Comments on this entry are closed.

  • http://twitter.com/content_muse Anthony Pensabene

    Good points, Hugo. It is a long(er)-term strategy; but, infusing branding elements into marketing rather than pointblank advertising goods/services can and often does make an impact.

    In many verticals, rather than find the Google-est way to out-Google the next guy, perhaps consumers will be more influenced by the ‘personality’ of the brand as modeled through content. SER rank is not very personally tangible, but wrapping one’s head around brand content does offer a number of tangible elements.

    I think in a number of cases, securing allegiance is much like building a personal relationship. Theoretically, one can be ‘friends’ with anyone; yet, why are some people better friends with some than others?

    I believe in many cases, consumers would like to see more of the content you describe above. I never really understood some lines of thought regarding ‘commercials.’ The exuded aura is not very personable and quite sterile. Moreover, the ads are obviously a means to an end. Alternatively, offering some sort of story or sequential logical path to a conversion, aligned with the brand and what is offered, seems like a more viable way to ‘get friendly’ with consumers.

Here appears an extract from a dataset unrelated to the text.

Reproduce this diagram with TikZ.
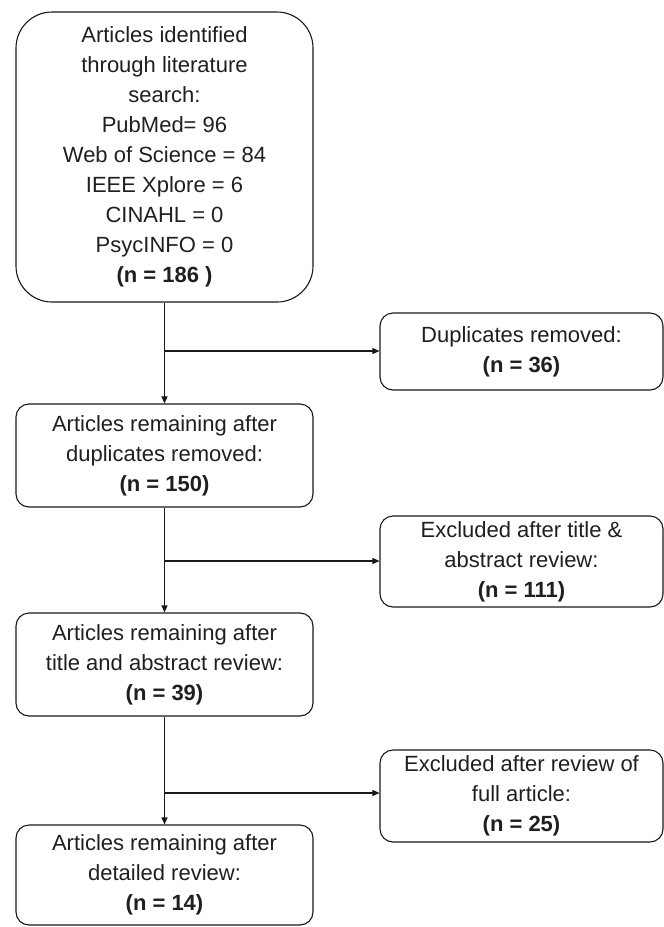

    Brian Clark made an excellent point in an interview. He stated he never “asks” directly what his consumers want; yet, he is VERY in-tune with supplying them with what they want via observing and paying attention to the psychological elements of marketing and his specific market.

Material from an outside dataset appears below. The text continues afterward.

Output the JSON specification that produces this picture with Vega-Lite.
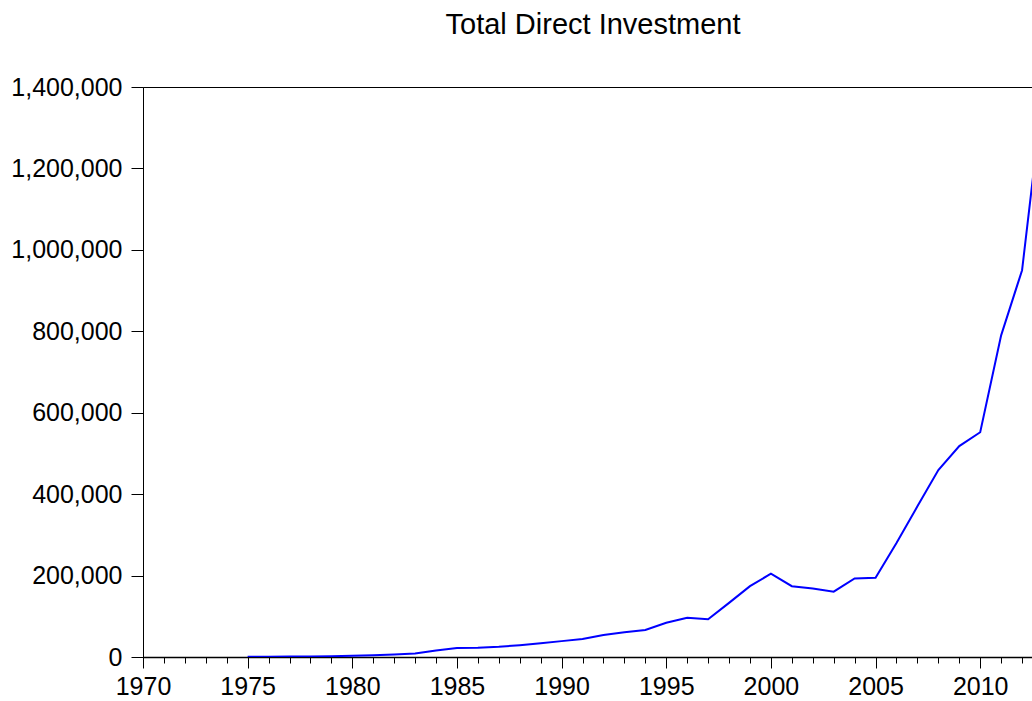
{
  "$schema": "https://vega.github.io/schema/vega-lite/v6.json",
  "autosize": {"type": "none"},
  "padding": {"left": 143, "top": 87, "right": 0, "bottom": 44},
  "width": 900,
  "height": 570,
  "background": "white",
  "title": {
    "text": "Total Direct Investment",
    "anchor": "middle",
    "font": "Liberation Sans",
    "fontSize": 29,
    "fontWeight": "normal",
    "color": "black",
    "offset": 35
  },
  "config": {
    "view": {"stroke": "black", "strokeWidth": 1},
    "axis": {
      "labelFont": "Liberation Sans",
      "labelColor": "black",
      "domainColor": "black",
      "tickColor": "black",
      "grid": false,
      "title": null
    }
  },
  "data": {
    "values": [
      {"year": 1975, "value": 500},
      {"year": 1976, "value": 700},
      {"year": 1977, "value": 1000},
      {"year": 1978, "value": 1400},
      {"year": 1979, "value": 2000},
      {"year": 1980, "value": 3000},
      {"year": 1981, "value": 4500},
      {"year": 1982, "value": 6000},
      {"year": 1983, "value": 8500},
      {"year": 1984, "value": 16000},
      {"year": 1985, "value": 22000},
      {"year": 1986, "value": 22500},
      {"year": 1987, "value": 25000},
      {"year": 1988, "value": 29000},
      {"year": 1989, "value": 34000},
      {"year": 1990, "value": 39000},
      {"year": 1991, "value": 44000},
      {"year": 1992, "value": 54000},
      {"year": 1993, "value": 61000},
      {"year": 1994, "value": 66500},
      {"year": 1995, "value": 84000},
      {"year": 1996, "value": 96500},
      {"year": 1997, "value": 92500},
      {"year": 1998, "value": 133000},
      {"year": 1999, "value": 174000},
      {"year": 2000, "value": 204600},
      {"year": 2001, "value": 174000},
      {"year": 2002, "value": 168000},
      {"year": 2003, "value": 160500},
      {"year": 2004, "value": 193000},
      {"year": 2005, "value": 194800},
      {"year": 2006, "value": 280000},
      {"year": 2007, "value": 370000},
      {"year": 2008, "value": 459000},
      {"year": 2009, "value": 518000},
      {"year": 2010, "value": 552000},
      {"year": 2011, "value": 790000},
      {"year": 2012, "value": 950000},
      {"year": 2013, "value": 1388000}
    ]
  },
  "mark": {"type": "line", "color": "#0000FF", "strokeWidth": 2, "clip": true},
  "encoding": {
    "x": {
      "field": "year",
      "type": "quantitative",
      "scale": {"domain": [1970, 2013], "nice": false, "zero": false},
      "axis": {
        "values": [1970,1971,1972,1973,1974,1975,1976,1977,1978,1979,1980,1981,1982,1983,1984,1985,1986,1987,1988,1989,1990,1991,1992,1993,1994,1995,1996,1997,1998,1999,2000,2001,2002,2003,2004,2005,2006,2007,2008,2009,2010,2011,2012,2013],
        "labelExpr": "datum.value % 5 === 0 ? datum.value + '' : ''",
        "tickSize": {"condition": {"test": "datum.value % 5 === 0", "value": 11}, "value": 6},
        "labelFontSize": 25,
        "labelPadding": 6,
        "labelOverlap": false,
        "labelFlush": false,
        "domainWidth": 1.5
      }
    },
    "y": {
      "field": "value",
      "type": "quantitative",
      "scale": {"domain": [0, 1400000], "nice": false},
      "axis": {
        "values": [0, 200000, 400000, 600000, 800000, 1000000, 1200000, 1400000],
        "format": ",.0f",
        "tickSize": 12,
        "labelPadding": 9,
        "labelFontSize": 25
      }
    }
  }
}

    Many brands seek ”codes’ to unlock the mystery to more consumers and more revenue. I’m not sure you can get these ‘codes’ from machine-like marketing because I’ve never heard of a machine-like consumer. Consumers are real people; marketing needs to attend to this never-ending fact.

    Some resources:
    Brian Clark interview

    Supplements your first point:

    • Anonymous

      Thanks for sharing your thoughts, Anthony! You make some interesting points. I try to keep it real simple. Tell a story, make people laugh (or think) and basically make truly useful content that you yourself would want to read and share even if it wasn’t about the brand you work for.

      Seems simple enough, and yet so many brands fail to execute.

      P.S. I think that brand messaging can also easily miss the mark because it often has a subtle “selling” angle and can often exclude real value (e.g. how to, humor, etc.)